Le coût initial d’installation est plus élevé qu’un toit classique, début 2024 on parle de 70€/m² en extensif, mais en fonction des techniques choisies et des aides accordées, la facture peut être réduite pour arriver à des prix plus ou moins comparables, sans compter les économies de chauffage ou de refroidissement qui arrivent après.
On voit aussi que les bâtiments avec des toits végétalisés prennent environ 5% de valeur à la vente.
Si vous êtes intéressé.e.s il existe des entreprises spécialisées qui assurent le suivi après installation : Violette fait partie de Vestaculture - Greendays, ils ont des jardiniers à Bruxelles qui peuvent venir faire l’entretien du toit si ça n’est pas faisable par l’habitant.
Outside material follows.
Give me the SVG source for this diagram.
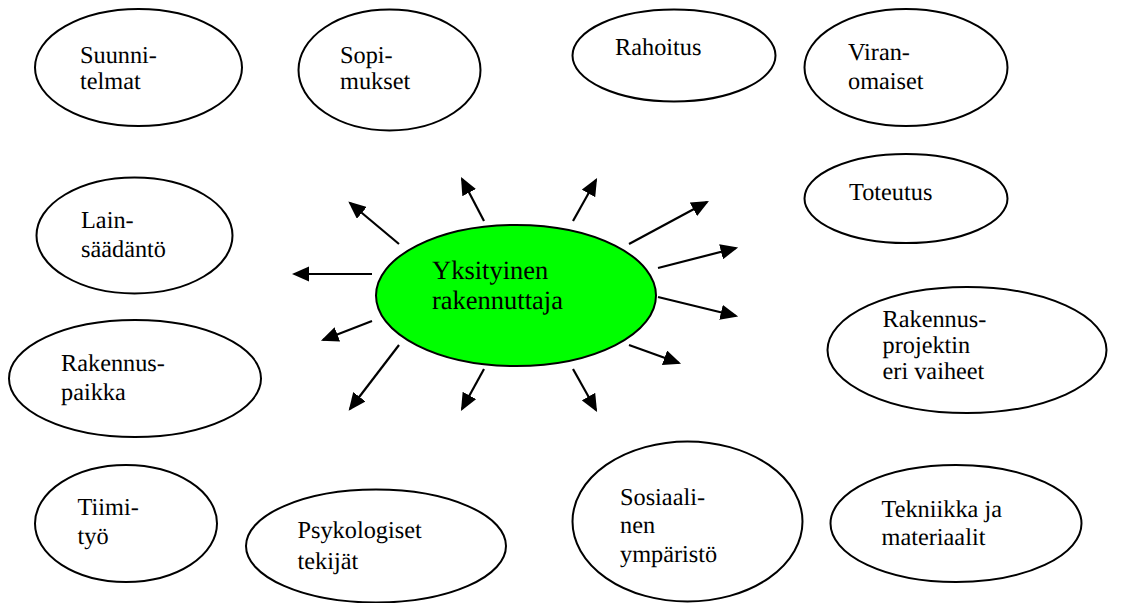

Elle conseille aussi Upgreen sur Liège.
Un chouette livre pour se renseigner de manière approfondie est “Végétaliser son toit” par Gernot Minke, il est disponible dans la plupart des librairies.
Le site de Bruxelles Environnement est aussi une bonne source d’informations
https://www.guidebatimentdurable.brussels/toiture-verte-extensive
Le prochain point à relier
Violette partage avec nous un autre projet qu’elle trouve très inspirant, et qui mérite effectivement d’être découvert : Le Grand Bois Commun.
A Hennuyère, à quelques pas de Bruxelles, se trouvait une argilière dont l’exploitation a été arrêtée dans les années 70. Depuis 50 ans, petit à petit la forêt s’est réinstallée, reprenant ses droits.
En 2013 le lieu est partiellement classé, en 2019 une poignée de coopérateurs se regroupent pour racheter en commun la partie restante pour la préserver et en faire le grand bois commun, un projet d’écologie du commun où la forêt et sa préservation sont le cœur du projet.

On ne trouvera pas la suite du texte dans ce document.